“L’Ecole des femmes”, farce musicale pour tous publics
Au Théâtre Déjazet, l’acteur Nicolas Rigas met en scène une joyeuse troupe de comédiens, chanteurs, musiciens et acrobates pour jouer la comédie de Molière assaisonnée des plus célèbres chansons des « Contes d’Hoffmann » d’Offenbach. Un délicieux mélange ironique et caustique, pour tous publics, rendu vivant grâce au talent et à l’énergie des interprètes.
Comment épouser une sotte ?
Dans la leçon qu’Arnolphe (Nicolas Rigas) prodigue à son ami Chrysalde (Salvaore Ingoglia) sur le petit banc devant la maison qui protège Agnès du regard public, il s’agit bien, pour l’homme infatué et bouffi d’angoisse qu’il est, de faire le projet d’épouser sa protégée, une jeune fille qu’il a élevée depuis sa petite enfance comme un père adoptif. A l’abri du monde, gardée par deux énergumènes, des paysans rustres et obéissants incarnés par les cascadeurs Romain Canonne et Jean Adrien, en robe de toile et fichu sur la tête, qui s’envoient des beignes avec l’énergie de catcheurs, jaillissant dans les airs en faisant la grande roue comme si de rien n’était avec une malice fabuleuse.
Galipettes et farce philosophique
Ce mélange des genres, sur un texte intégral remarquablement incarné et clair, qui mêle les acrobaties des deux paysans au verbiage pompeux et ridicule d’Arnolphe, les sorties croustillantes d’Agnès dans sa robe de communiante (Antonine Bacquet ou Amélie Tati) et les chansons d’Offenbach très bien interprétées, alors que trois musiciens, un violoniste, un violoncelliste et une flûtiste jouent dans une loge de côté, participe avec un grand bonheur à la réussite de ce spectacle. Le décor du Théâtre du Petit Monde est simple à souhait, mais il n’en faut pas plus, un escalier, une porte-fenêtre, deux orangers, et une belle lumière pour dessiner l’univers codifié d’Arnolphe qui va se trouver totalement bouleversé par l’irruption du bel Horace, auquel Martin Loizillon prête son physique de jeune premier frais et dispos.

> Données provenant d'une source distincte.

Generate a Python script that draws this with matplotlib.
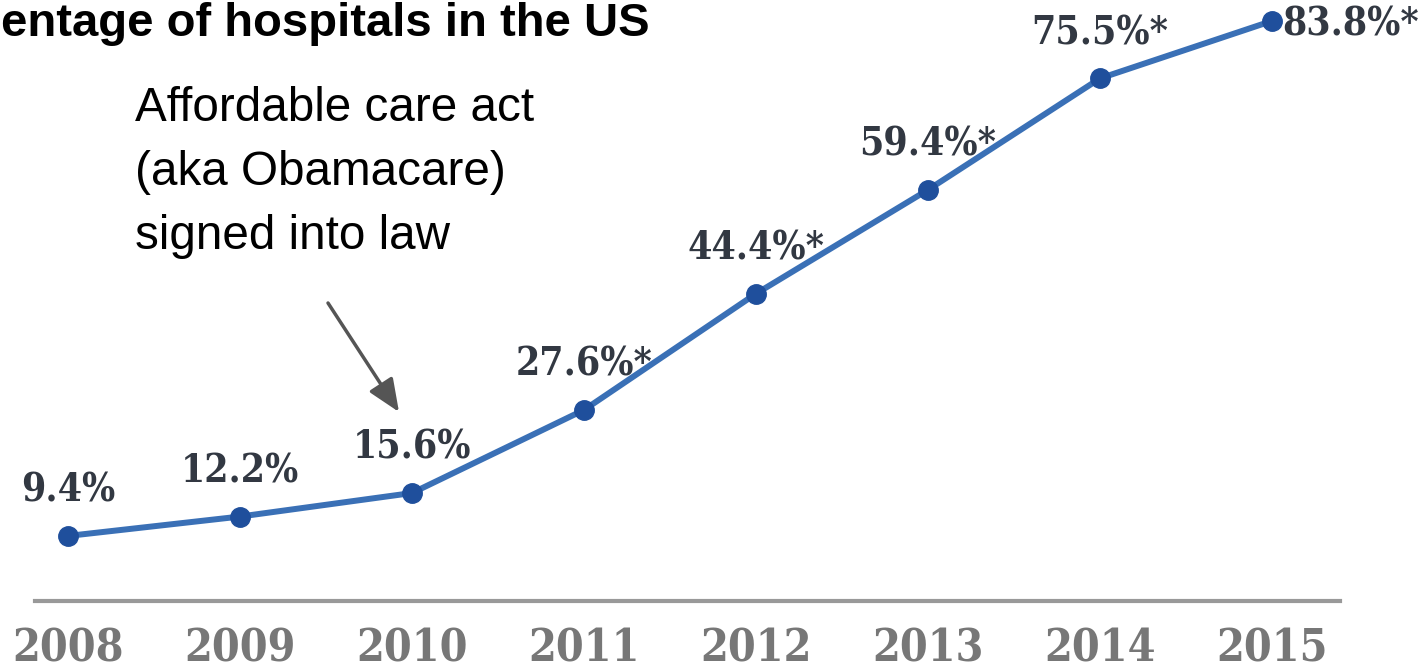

Un spectacle d’une clarté lumineuse
Du coup, la fraîcheur et la vérité d’Agnès, la vantardise maladroite d’Arnolphe, la malice d’Horace et la bêtise d’Alain et Georgette deviennent des données évidentes pour comprendre la pièce et le propos de son auteur, Molière, dans la défense des femmes que l’on modelait à l’époque comme des poupées. Les scènes s’enchaînent de manière cocasse, le texte s’offre avec une vraie liberté, les corps en mouvement épousent le tempo de la comédie italienne, vive et enlevée, alors que le public, à tous âges, peut saisir cette pièce provocante et ironique, riche, drôle et hallucinante de folie. La musique et les chansons insufflent au tout un agréable et harmonieux vent de fantaisie et de légèreté. Un régal.